In the material below, please retype the lines from the very first through the one with "-9.5, -8.8, -8.0, -7.1, -6.1, -5.0, -3.8, -2.6, -1.3]", exactly and without pictures.

- - - -

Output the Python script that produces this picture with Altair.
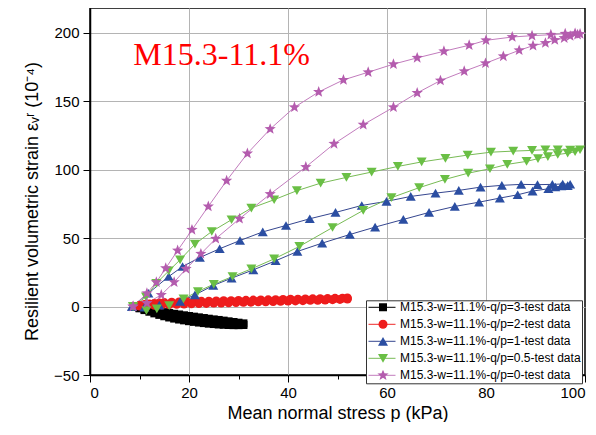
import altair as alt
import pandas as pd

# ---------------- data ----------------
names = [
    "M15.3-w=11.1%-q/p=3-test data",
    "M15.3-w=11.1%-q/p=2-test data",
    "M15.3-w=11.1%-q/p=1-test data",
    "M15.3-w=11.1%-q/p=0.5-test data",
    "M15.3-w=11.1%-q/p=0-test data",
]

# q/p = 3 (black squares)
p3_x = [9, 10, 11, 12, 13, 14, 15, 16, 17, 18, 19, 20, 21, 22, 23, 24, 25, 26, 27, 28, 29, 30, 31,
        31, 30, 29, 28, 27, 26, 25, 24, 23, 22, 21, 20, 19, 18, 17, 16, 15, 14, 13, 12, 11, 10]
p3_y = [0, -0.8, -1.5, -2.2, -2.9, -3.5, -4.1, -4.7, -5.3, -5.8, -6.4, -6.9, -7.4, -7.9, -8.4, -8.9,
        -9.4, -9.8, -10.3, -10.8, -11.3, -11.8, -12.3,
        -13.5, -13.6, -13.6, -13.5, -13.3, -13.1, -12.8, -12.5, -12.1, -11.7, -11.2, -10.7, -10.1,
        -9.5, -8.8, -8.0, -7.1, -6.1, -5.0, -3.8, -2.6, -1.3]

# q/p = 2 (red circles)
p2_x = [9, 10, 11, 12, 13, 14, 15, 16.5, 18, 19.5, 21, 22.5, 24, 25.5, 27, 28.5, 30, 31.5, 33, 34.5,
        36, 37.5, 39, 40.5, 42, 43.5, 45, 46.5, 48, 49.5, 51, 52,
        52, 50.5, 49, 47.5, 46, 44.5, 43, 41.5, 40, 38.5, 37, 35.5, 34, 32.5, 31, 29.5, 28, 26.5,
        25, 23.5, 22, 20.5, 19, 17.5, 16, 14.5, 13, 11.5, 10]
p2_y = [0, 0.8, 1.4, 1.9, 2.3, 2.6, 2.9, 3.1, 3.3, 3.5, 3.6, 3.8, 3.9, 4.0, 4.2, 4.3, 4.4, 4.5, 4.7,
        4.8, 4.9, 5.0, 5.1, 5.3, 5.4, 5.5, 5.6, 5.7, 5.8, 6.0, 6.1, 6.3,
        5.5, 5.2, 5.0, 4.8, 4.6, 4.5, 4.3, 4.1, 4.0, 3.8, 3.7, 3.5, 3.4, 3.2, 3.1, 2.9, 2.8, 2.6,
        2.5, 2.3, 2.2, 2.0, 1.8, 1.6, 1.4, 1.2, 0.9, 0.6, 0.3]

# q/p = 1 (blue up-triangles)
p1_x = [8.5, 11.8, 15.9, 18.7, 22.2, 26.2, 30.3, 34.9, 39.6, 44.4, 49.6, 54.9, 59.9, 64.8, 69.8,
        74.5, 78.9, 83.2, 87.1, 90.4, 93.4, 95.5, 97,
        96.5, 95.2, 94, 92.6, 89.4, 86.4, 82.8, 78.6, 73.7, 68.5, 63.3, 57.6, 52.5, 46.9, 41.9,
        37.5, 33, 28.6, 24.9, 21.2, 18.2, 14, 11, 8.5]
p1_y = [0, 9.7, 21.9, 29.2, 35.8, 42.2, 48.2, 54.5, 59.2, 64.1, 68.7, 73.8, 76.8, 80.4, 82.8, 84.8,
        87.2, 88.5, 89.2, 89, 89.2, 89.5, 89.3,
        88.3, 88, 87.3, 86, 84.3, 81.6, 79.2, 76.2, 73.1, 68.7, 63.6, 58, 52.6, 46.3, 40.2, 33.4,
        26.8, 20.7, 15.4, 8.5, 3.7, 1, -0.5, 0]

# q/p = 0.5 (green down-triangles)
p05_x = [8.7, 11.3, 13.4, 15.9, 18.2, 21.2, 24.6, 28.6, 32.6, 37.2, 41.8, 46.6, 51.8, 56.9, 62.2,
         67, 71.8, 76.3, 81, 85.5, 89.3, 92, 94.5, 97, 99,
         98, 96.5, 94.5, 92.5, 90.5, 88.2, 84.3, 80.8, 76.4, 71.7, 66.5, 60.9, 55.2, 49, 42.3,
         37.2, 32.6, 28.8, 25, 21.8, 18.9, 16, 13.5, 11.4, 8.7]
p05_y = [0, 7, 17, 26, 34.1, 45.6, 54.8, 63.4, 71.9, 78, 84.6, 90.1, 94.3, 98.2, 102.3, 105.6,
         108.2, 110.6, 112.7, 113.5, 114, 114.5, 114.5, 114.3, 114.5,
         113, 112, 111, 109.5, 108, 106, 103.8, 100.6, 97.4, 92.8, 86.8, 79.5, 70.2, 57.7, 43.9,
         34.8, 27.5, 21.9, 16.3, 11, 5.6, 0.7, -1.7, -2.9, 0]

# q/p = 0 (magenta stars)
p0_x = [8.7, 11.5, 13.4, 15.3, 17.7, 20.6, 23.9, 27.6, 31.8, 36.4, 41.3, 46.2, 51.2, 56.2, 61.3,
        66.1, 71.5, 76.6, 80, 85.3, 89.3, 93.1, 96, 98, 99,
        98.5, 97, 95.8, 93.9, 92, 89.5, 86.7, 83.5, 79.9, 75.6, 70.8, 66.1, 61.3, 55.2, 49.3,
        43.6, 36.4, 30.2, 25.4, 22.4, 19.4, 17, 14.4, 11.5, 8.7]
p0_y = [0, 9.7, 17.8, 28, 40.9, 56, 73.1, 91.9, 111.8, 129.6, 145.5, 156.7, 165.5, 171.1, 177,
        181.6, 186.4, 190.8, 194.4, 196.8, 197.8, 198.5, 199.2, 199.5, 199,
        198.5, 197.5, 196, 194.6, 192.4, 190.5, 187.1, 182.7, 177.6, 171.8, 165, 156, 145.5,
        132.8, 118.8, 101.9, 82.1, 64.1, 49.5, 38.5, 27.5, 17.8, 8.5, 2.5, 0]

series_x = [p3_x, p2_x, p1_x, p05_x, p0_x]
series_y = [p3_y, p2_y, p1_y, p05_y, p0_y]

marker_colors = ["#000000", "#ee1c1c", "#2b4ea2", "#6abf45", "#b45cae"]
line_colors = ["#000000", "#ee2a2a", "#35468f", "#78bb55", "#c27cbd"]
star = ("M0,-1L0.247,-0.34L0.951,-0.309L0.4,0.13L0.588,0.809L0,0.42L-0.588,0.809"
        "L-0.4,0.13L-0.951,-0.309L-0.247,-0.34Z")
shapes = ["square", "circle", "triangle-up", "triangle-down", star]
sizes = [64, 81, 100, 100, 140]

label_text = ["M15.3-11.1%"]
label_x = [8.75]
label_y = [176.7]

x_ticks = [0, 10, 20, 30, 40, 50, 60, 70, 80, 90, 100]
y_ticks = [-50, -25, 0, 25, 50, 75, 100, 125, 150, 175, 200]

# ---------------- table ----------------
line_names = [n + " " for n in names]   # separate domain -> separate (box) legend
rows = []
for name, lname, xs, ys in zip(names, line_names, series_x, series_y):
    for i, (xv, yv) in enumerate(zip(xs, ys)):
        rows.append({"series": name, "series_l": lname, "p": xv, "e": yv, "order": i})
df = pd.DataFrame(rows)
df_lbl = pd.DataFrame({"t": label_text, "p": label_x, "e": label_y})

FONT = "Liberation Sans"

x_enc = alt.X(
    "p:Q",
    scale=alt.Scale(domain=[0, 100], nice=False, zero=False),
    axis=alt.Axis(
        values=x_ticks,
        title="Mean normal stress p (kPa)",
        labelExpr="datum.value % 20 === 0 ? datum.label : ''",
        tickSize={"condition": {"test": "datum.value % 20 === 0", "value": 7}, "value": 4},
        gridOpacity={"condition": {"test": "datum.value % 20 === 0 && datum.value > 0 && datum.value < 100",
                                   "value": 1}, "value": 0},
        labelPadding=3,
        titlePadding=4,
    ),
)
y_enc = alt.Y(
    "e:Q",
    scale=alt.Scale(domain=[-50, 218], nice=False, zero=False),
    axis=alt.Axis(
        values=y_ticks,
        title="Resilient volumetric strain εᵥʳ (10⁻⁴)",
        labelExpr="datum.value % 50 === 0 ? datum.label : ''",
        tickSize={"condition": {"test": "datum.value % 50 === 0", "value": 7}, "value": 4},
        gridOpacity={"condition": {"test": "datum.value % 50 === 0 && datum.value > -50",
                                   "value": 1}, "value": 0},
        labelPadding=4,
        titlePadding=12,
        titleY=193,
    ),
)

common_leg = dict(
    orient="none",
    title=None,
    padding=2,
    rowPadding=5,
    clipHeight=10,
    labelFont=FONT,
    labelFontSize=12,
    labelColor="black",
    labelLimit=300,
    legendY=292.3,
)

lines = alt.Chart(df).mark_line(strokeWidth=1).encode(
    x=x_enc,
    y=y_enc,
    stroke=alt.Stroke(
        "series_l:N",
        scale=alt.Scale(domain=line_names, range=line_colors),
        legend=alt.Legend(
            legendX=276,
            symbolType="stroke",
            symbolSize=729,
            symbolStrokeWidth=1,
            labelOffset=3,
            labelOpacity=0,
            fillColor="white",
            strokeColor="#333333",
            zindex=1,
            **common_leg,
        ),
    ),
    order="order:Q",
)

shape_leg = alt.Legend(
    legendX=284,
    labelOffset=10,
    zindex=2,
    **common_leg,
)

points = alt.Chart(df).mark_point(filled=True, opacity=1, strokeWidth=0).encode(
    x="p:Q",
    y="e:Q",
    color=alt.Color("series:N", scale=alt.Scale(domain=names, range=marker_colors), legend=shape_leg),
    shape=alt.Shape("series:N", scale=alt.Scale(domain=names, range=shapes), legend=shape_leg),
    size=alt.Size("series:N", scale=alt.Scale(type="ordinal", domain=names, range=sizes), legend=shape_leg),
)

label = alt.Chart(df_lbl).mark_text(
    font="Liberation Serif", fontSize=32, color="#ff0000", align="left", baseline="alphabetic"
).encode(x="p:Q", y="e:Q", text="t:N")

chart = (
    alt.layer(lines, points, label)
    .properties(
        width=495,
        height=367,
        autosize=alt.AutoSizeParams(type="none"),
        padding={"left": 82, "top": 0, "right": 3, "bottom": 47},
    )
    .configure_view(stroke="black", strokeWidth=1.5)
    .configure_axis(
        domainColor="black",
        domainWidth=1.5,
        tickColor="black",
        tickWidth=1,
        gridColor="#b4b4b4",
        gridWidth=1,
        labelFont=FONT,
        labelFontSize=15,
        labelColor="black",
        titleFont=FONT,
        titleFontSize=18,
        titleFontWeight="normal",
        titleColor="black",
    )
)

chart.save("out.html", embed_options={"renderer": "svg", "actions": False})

- - - -

> _THE REPLY_
Output the Python script that produces this picture with Altair.
import altair as alt
import pandas as pd

# ---------------- data ----------------
names = [
    "M15.3-w=11.1%-q/p=3-test data",
    "M15.3-w=11.1%-q/p=2-test data",
    "M15.3-w=11.1%-q/p=1-test data",
    "M15.3-w=11.1%-q/p=0.5-test data",
    "M15.3-w=11.1%-q/p=0-test data",
]

# q/p = 3 (black squares)
p3_x = [9, 10, 11, 12, 13, 14, 15, 16, 17, 18, 19, 20, 21, 22, 23, 24, 25, 26, 27, 28, 29, 30, 31,
        31, 30, 29, 28, 27, 26, 25, 24, 23, 22, 21, 20, 19, 18, 17, 16, 15, 14, 13, 12, 11, 10]
p3_y = [0, -0.8, -1.5, -2.2, -2.9, -3.5, -4.1, -4.7, -5.3, -5.8, -6.4, -6.9, -7.4, -7.9, -8.4, -8.9,
        -9.4, -9.8, -10.3, -10.8, -11.3, -11.8, -12.3,
        -13.5, -13.6, -13.6, -13.5, -13.3, -13.1, -12.8, -12.5, -12.1, -11.7, -11.2, -10.7, -10.1,
        -9.5, -8.8, -8.0, -7.1, -6.1, -5.0, -3.8, -2.6, -1.3]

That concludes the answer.